Cuves de Sassenage, the Berger resurgence. A fascinating showcave, superbly lit. We found out too late about the leadership system for the extensive interior. The Berger. Well, to the bottom of the first pitch - we strolled over and polished it off one afternoon. Plus various odds and ends: Grotte de Deux Soeurs, Favot, La Glacière, Grotte des Gaulois. We would have done the Grotte Merveilleuse Supérieure too, if my trifling map reading error hadn't brought us to within a few yards but six hundred feet above it.
In between, swimming, sunbathing and lots of superb ridgewalking at 6-8000 feet, and of course our Ascent of Mont Blanc. We did plan to climb the last 4000 feet until we stepped out of the telepherique and were boggled by it.

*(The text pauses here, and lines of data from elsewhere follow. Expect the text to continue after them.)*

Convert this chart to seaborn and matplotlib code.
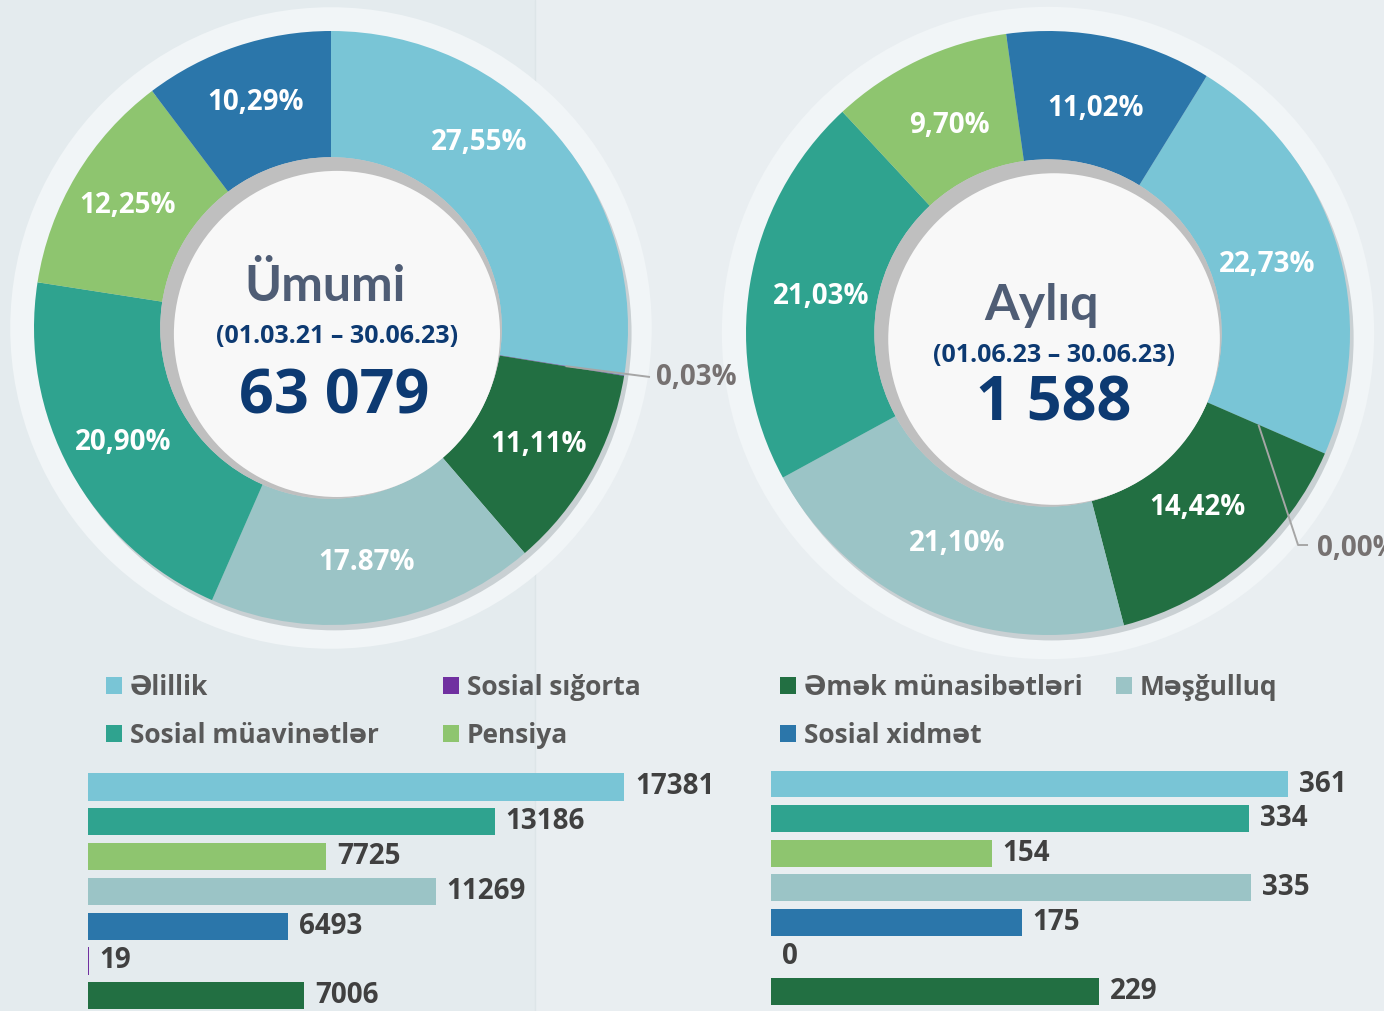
import numpy as np
import pandas as pd
import matplotlib
matplotlib.use("Agg")
import matplotlib.pyplot as plt
from matplotlib.patches import Circle, Patch, Rectangle
import seaborn as sns

# ---- data -------------------------------------------------------------
categories = ["Əlillik", "Sosial sığorta", "Əmək münasibətləri", "Məşğulluq",
              "Sosial müavinətlər", "Pensiya", "Sosial xidmət"]
colors = ["#79c5d6", "#7030a0", "#226f42", "#9bc4c6",
          "#2fa38f", "#8ec56f", "#2b76aa"]

total_share = [27.55, 0.03, 11.11, 17.87, 20.90, 12.25, 10.29]
total_share_text = ["27,55%", "0,03%", "11,11%", "17.87%", "20,90%", "12,25%", "10,29%"]
month_share = [22.73, 0.00, 14.42, 21.10, 21.03, 9.70, 11.02]
month_share_text = ["22,73%", "0,00%", "14,42%", "21,10%", "21,03%", "9,70%", "11,02%"]

bar_order = ["Əlillik", "Sosial müavinətlər", "Pensiya", "Məşğulluq",
             "Sosial xidmət", "Sosial sığorta", "Əmək münasibətləri"]
total_counts = [17381, 13186, 7725, 11269, 6493, 19, 7006]
month_counts = [361, 334, 154, 335, 175, 0, 229]

total_title = "Ümumi"
total_period = "(01.03.21 – 30.06.23)"
total_value = "63 079"
month_title = "Aylıq"
month_period = "(01.06.23 – 30.06.23)"
month_value = "1 588"

# ---- style ------------------------------------------------------------
sns.set_theme(style="white")
plt.rcParams["font.family"] = ["Open Sans", "DejaVu Sans"]

W, H = 1384, 1011
fig = plt.figure(figsize=(W / 100, H / 100), dpi=100)
fig.patch.set_facecolor("#e9eef1")

# two-tone backdrop
bg = fig.add_axes([0, 0, 1, 1], zorder=-10)
bg.set_xlim(0, W)
bg.set_ylim(H, 0)
bg.axis("off")
bg.add_patch(Rectangle((0, 0), 535, H, color="#e4ebee", lw=0))
bg.add_patch(Rectangle((535, 0), W - 535, H, color="#e9eef1", lw=0))
bg.plot([535, 535], [0, H], color="#dde5e8", lw=1)

color_map = dict(zip(categories, colors))
text_dark = "#0d3a72"
LIM = 1.12


def px_axes(cx, cy, half):
    """Axes (in pixel units of the canvas) centred on cx, cy with half-size half."""
    return fig.add_axes([(cx - half) / W, (H - cy - half) / H, 2 * half / W, 2 * half / H])


def donut(cx, cy, r_px, shares, texts, start, label_r, angle_shift,
          title, period, value, title_dy, period_dy, value_dy, title_dx,
          period_dx, value_dx, leader, z):
    ax = px_axes(cx, cy, r_px * LIM)
    ax.set_zorder(z)

    wedges, _ = ax.pie(shares, colors=colors, startangle=90 - start, counterclock=False,
                       radius=1.0, wedgeprops=dict(width=0.425, linewidth=0))
    for w in wedges:
        w.set_zorder(2)
    ax.set_xlim(-LIM, LIM)
    ax.set_ylim(-LIM, LIM)
    ax.set_aspect("equal")
    ax.axis("off")

    # halo and soft outer shadow
    ax.add_patch(Circle((0, 0), 1.08, color="#f1f5f7", lw=0, zorder=0))
    ax.add_patch(Circle((0.012, -0.018), 1.0, color="#9aa3a8", alpha=0.45, lw=0, zorder=1))

    # hole with a grey inner shadow on the upper-left side
    hole = 1.0 - 0.425
    ax.add_patch(Circle((0, 0), hole, color="#bfbfbf", lw=0, zorder=3))
    ax.add_patch(Circle((0.02, -0.02), hole - 0.026, color="#f8f8f8", lw=0, zorder=4))

    # percent labels at slice middles
    cum = np.cumsum([0] + list(shares))
    for i, (s, t) in enumerate(zip(shares, texts)):
        mid = start + 360 * (cum[i] + s / 2) / 100 + angle_shift[i]
        a = np.deg2rad(mid)
        if i == 1:
            # tiny slice: leader line to an outside label
            x0, y0 = np.sin(a) * label_r, np.cos(a) * label_r
            xs = [x0] + [p[0] for p in leader["path"]]
            ys = [y0] + [p[1] for p in leader["path"]]
            ax.plot(xs, ys, color="#a6a6a6", lw=1.4, zorder=5, solid_capstyle="butt")
            ax.text(leader["text"][0], leader["text"][1], t, ha="left", va="center",
                    fontsize=20, fontweight="bold", color="#767171", zorder=6)
            continue
        ax.text(np.sin(a) * label_r, np.cos(a) * label_r, t, ha="center", va="center",
                fontsize=20, fontweight="bold", color="white", zorder=6)

    ax.text(title_dx, title_dy, title, ha="center", va="center", fontsize=36,
            family=["Lato", "Open Sans", "DejaVu Sans"], fontweight="bold",
            color="#4f5d75", zorder=7)
    ax.text(period_dx, period_dy, period, ha="center", va="center", fontsize=18,
            fontweight="bold", color=text_dark, zorder=7)
    ax.text(value_dx, value_dy, value, ha="center", va="center", fontsize=44,
            fontweight="bold", color=text_dark, zorder=7)
    return ax


donut(331, 328, 297, total_share, total_share_text, start=0, label_r=0.80,
      angle_shift=[-11, 0, 0, 0, 0, 0, 0],
      title=total_title, period=total_period, value=total_value,
      title_dy=0.14, period_dy=-0.03, value_dy=-0.235,
      title_dx=-0.02, period_dx=0.02, value_dx=0.01,
      leader=dict(path=[(1.074, -0.165)], text=(1.095, -0.168)), z=3)

donut(1048, 333, 302, month_share, month_share_text, start=31.7, label_r=0.76,
      angle_shift=[0] * 7,
      title=month_title, period=month_period, value=month_value,
      title_dy=0.09, period_dy=-0.075, value_dy=-0.24,
      title_dx=-0.02, period_dx=0.02, value_dx=0.02,
      leader=dict(path=[(0.828, -0.702), (0.861, -0.702)], text=(0.89, -0.714)), z=2)

# ---- legend: four columns, filled row by row ---------------------------
legend_cols = [["Əlillik", "Sosial müavinətlər"], ["Sosial sığorta", "Pensiya"],
               ["Əmək münasibətləri", "Sosial xidmət"], ["Məşğulluq"]]
col_x = [106, 443, 780, 1116]
for x, names in zip(col_x, legend_cols):
    handles = [Patch(facecolor=color_map[n], edgecolor="none") for n in names]
    fig.legend(handles, names, loc="upper left", bbox_to_anchor=(x / W, 1 - 674 / H),
               frameon=False, prop=dict(weight="bold", size=19),
               labelcolor="#595959", handlelength=0.6, handleheight=0.6,
               handletextpad=0.3, labelspacing=0.8, borderpad=0, borderaxespad=0)


# ---- horizontal bars ---------------------------------------------------
def bars(x0, top, pitch, px_per_unit, counts):
    width_px = 600
    ax = fig.add_axes([x0 / W, (H - top - 7 * pitch) / H, width_px / W, 7 * pitch / H])
    df = pd.DataFrame({"category": bar_order, "count": counts})
    sns.barplot(data=df, y="category", x="count", hue="category", order=bar_order,
                hue_order=bar_order, palette=color_map, legend=False, width=0.78,
                linewidth=0, saturation=1, ax=ax)
    ax.set_xlim(0, width_px / px_per_unit)
    ax.set_ylim(6.5, -0.5)
    ax.axis("off")
    for c in ax.containers:
        ax.bar_label(c, fmt="%d", padding=8, fontsize=20, fontweight="bold", color="#404040")
    return ax


bars(88, 769.6, 34.8, 536 / 17381, total_counts)
bars(771, 766.7, 34.6, 517 / 361, month_counts)

fig.savefig("out.png", dpi=100)
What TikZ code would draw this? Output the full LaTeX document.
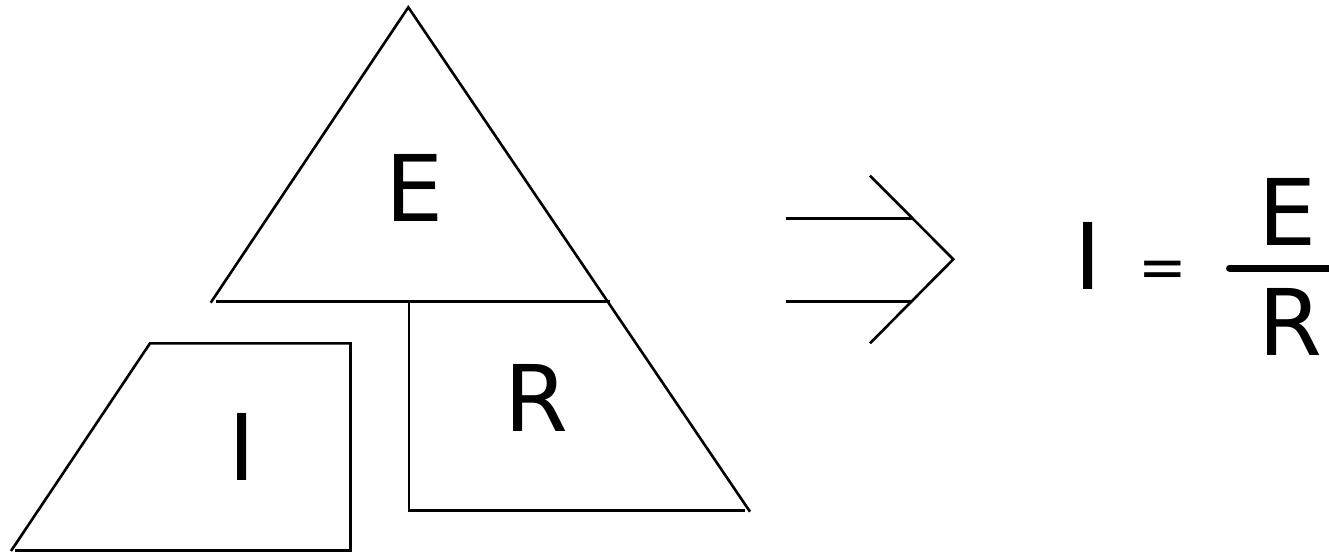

Instead we took a telecabine over to the Italian border, which it did in two dizzy half-mile swoops dangling us hundreds of feet above rock and ice. Quite the most frightening experience on offer in Europe (barring Majorcan brothels).
Sadly all this ceaseless activity failed to impress HUSS. Night after night we would toil back to the campsite, reeking of wine and meat, to find them huddled in the Veg Tent over a bowl of lentils and a guttering candle (leather sandals in neat rows outside), and try to cheer them up with tales of the big world outside Combe de Fer, but nothing worked: not even the 1040Fr restaurant bill we brought back once could raise their spirits. Eventually they stopped talking to us altogether. Culture shock, no doubt.
So we never did find out what happened on our expedition.